> DATA EXTRACT:

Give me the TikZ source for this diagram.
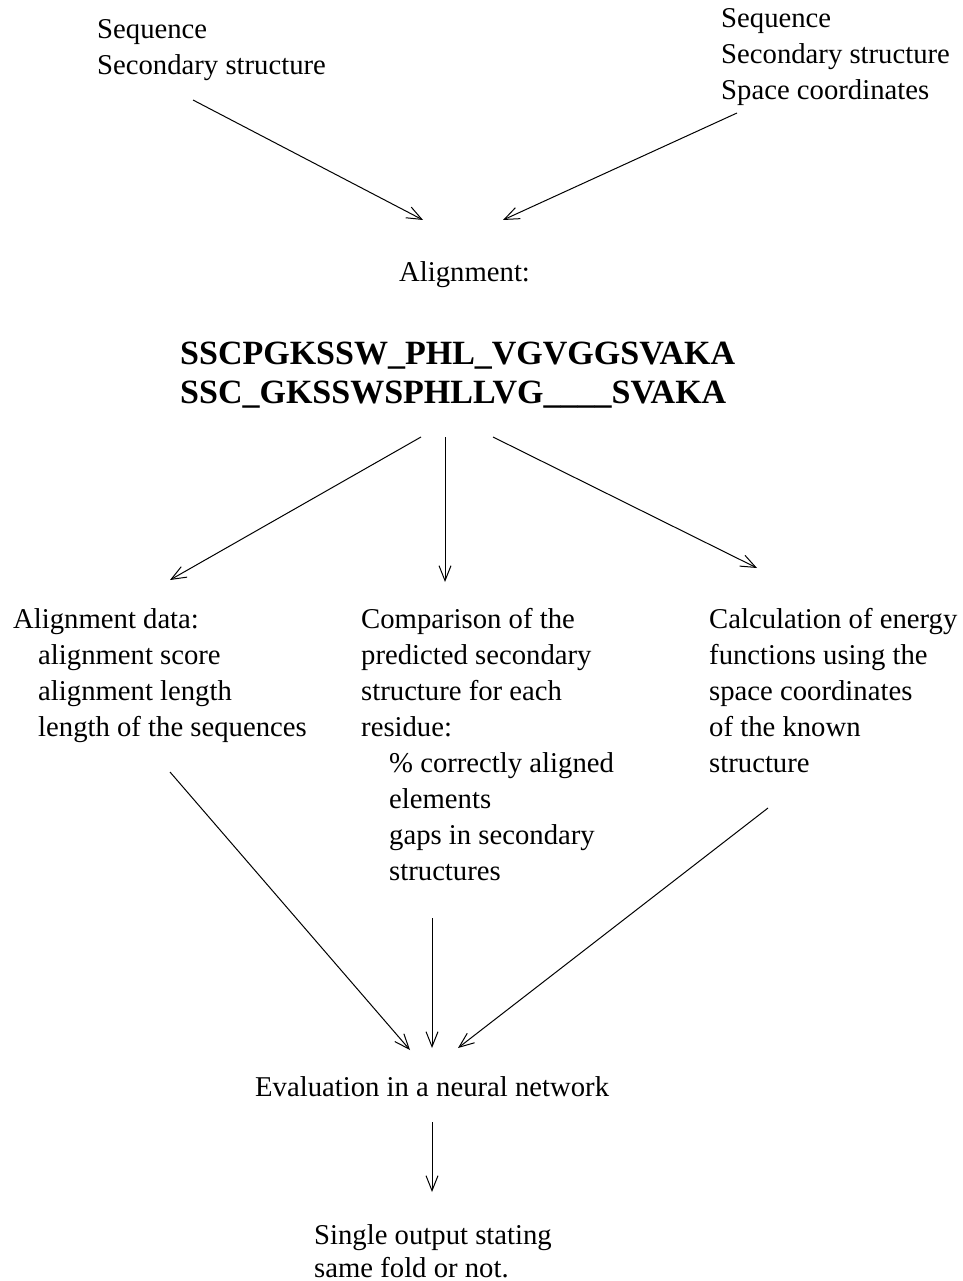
\documentclass[tikz,border=0pt]{standalone}
\usepackage{fontspec}
\setmainfont{Liberation Serif}
\usetikzlibrary{arrows.meta}
\begin{document}
\begin{tikzpicture}[x=1pt,y=-1pt,
  txt/.style={anchor=base west,inner sep=0pt,font=\fontsize{28.7}{36}\selectfont},
  seq/.style={anchor=base west,inner sep=0pt,font=\fontsize{34}{40}\selectfont\bfseries},
  arr/.style={line width=1pt,-{Straight Barb[length=15pt,width=12pt,line width=1pt]}}]
\useasboundingbox (0,0) rectangle (962,1281);
% top left
\node[txt] (tl1) at (97,39) {Sequence};
\node[txt] (tl2) at (97,75) {Secondary structure};
% top right
\node[txt] (tr1) at (721,28) {Sequence};
\node[txt] (tr2) at (721,64) {Secondary structure};
\node[txt] (tr3) at (721,100) {Space coordinates};
% alignment
\node[txt] (al) at (399,281) {Alignment:};
\node[seq] (s1) at (180,364) {SSCPGKSSW\_PHL\_VGVGGSVAKA};
\node[seq] (s2) at (180,403) {SSC\_GKSSWSPHLLVG\_\_\_\_SVAKA};
% left column
\node[txt] (l1) at (13,628) {Alignment data:};
\node[txt] (l2) at (38,664) {alignment score};
\node[txt] (l3) at (38,700) {alignment length};
\node[txt] (l4) at (38,736) {length of the sequences};
% middle column
\node[txt] (m1) at (361,628) {Comparison of the};
\node[txt] (m2) at (361,664) {predicted secondary};
\node[txt] (m3) at (361,700) {structure for each};
\node[txt] (m4) at (361,736) {residue:};
\node[txt] (m5) at (389,772) {\% correctly aligned};
\node[txt] (m6) at (389,808) {elements};
\node[txt] (m7) at (389,844) {gaps in secondary};
\node[txt] (m8) at (389,880) {structures};
% right column
\node[txt] (r1) at (709,628) {Calculation of energy};
\node[txt] (r2) at (709,664) {functions using the};
\node[txt] (r3) at (709,700) {space coordinates};
\node[txt] (r4) at (709,736) {of the known};
\node[txt] (r5) at (709,772) {structure};
% evaluation
\node[txt] (ev) at (255,1096) {Evaluation in a neural network};
\node[txt] (o1) at (314,1244) {Single output stating};
\node[txt] (o2) at (314,1277) {same fold or not.};
% arrow end points
\coordinate (a1s) at (193,100); \coordinate (a1e) at (423,220);
\coordinate (a2s) at (737,113); \coordinate (a2e) at (503,220);
\coordinate (b1s) at (421,437); \coordinate (b1e) at (170,580);
\coordinate (b2s) at (445,437); \coordinate (b2e) at (445,582);
\coordinate (b3s) at (493,437); \coordinate (b3e) at (757,568);
\coordinate (c1s) at (170,772); \coordinate (c1e) at (410,1050);
\coordinate (c2s) at (432,918); \coordinate (c2e) at (432,1048);
\coordinate (c3s) at (768,808); \coordinate (c3e) at (458,1048);
\coordinate (ds) at (432,1122); \coordinate (de) at (432,1192);
\draw[arr] (a1s) -- (a1e);
\draw[arr] (a2s) -- (a2e);
\draw[arr] (b1s) -- (b1e);
\draw[arr] (b2s) -- (b2e);
\draw[arr] (b3s) -- (b3e);
\draw[arr] (c1s) -- (c1e);
\draw[arr] (c2s) -- (c2e);
\draw[arr] (c3s) -- (c3e);
\draw[arr] (ds) -- (de);
\end{tikzpicture}
\end{document}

> WHAT THE TASK ASKS: Leave out the pictures and transcribe everything else exactly.

> ANSWER TO THIS EXERCISE:
Give me the TikZ source for this diagram.
\documentclass[tikz,border=0pt]{standalone}
\usepackage{fontspec}
\setmainfont{Liberation Serif}
\usetikzlibrary{arrows.meta}
\begin{document}
\begin{tikzpicture}[x=1pt,y=-1pt,
  txt/.style={anchor=base west,inner sep=0pt,font=\fontsize{28.7}{36}\selectfont},
  seq/.style={anchor=base west,inner sep=0pt,font=\fontsize{34}{40}\selectfont\bfseries},
  arr/.style={line width=1pt,-{Straight Barb[length=15pt,width=12pt,line width=1pt]}}]
\useasboundingbox (0,0) rectangle (962,1281);
% top left
\node[txt] (tl1) at (97,39) {Sequence};
\node[txt] (tl2) at (97,75) {Secondary structure};
% top right
\node[txt] (tr1) at (721,28) {Sequence};
\node[txt] (tr2) at (721,64) {Secondary structure};
\node[txt] (tr3) at (721,100) {Space coordinates};
% alignment
\node[txt] (al) at (399,281) {Alignment:};
\node[seq] (s1) at (180,364) {SSCPGKSSW\_PHL\_VGVGGSVAKA};
\node[seq] (s2) at (180,403) {SSC\_GKSSWSPHLLVG\_\_\_\_SVAKA};
% left column
\node[txt] (l1) at (13,628) {Alignment data:};
\node[txt] (l2) at (38,664) {alignment score};
\node[txt] (l3) at (38,700) {alignment length};
\node[txt] (l4) at (38,736) {length of the sequences};
% middle column
\node[txt] (m1) at (361,628) {Comparison of the};
\node[txt] (m2) at (361,664) {predicted secondary};
\node[txt] (m3) at (361,700) {structure for each};
\node[txt] (m4) at (361,736) {residue:};
\node[txt] (m5) at (389,772) {\% correctly aligned};
\node[txt] (m6) at (389,808) {elements};
\node[txt] (m7) at (389,844) {gaps in secondary};
\node[txt] (m8) at (389,880) {structures};
% right column
\node[txt] (r1) at (709,628) {Calculation of energy};
\node[txt] (r2) at (709,664) {functions using the};
\node[txt] (r3) at (709,700) {space coordinates};
\node[txt] (r4) at (709,736) {of the known};
\node[txt] (r5) at (709,772) {structure};
% evaluation
\node[txt] (ev) at (255,1096) {Evaluation in a neural network};
\node[txt] (o1) at (314,1244) {Single output stating};
\node[txt] (o2) at (314,1277) {same fold or not.};
% arrow end points
\coordinate (a1s) at (193,100); \coordinate (a1e) at (423,220);
\coordinate (a2s) at (737,113); \coordinate (a2e) at (503,220);
\coordinate (b1s) at (421,437); \coordinate (b1e) at (170,580);
\coordinate (b2s) at (445,437); \coordinate (b2e) at (445,582);
\coordinate (b3s) at (493,437); \coordinate (b3e) at (757,568);
\coordinate (c1s) at (170,772); \coordinate (c1e) at (410,1050);
\coordinate (c2s) at (432,918); \coordinate (c2e) at (432,1048);
\coordinate (c3s) at (768,808); \coordinate (c3e) at (458,1048);
\coordinate (ds) at (432,1122); \coordinate (de) at (432,1192);
\draw[arr] (a1s) -- (a1e);
\draw[arr] (a2s) -- (a2e);
\draw[arr] (b1s) -- (b1e);
\draw[arr] (b2s) -- (b2e);
\draw[arr] (b3s) -- (b3e);
\draw[arr] (c1s) -- (c1e);
\draw[arr] (c2s) -- (c2e);
\draw[arr] (c3s) -- (c3e);
\draw[arr] (ds) -- (de);
\end{tikzpicture}
\end{document}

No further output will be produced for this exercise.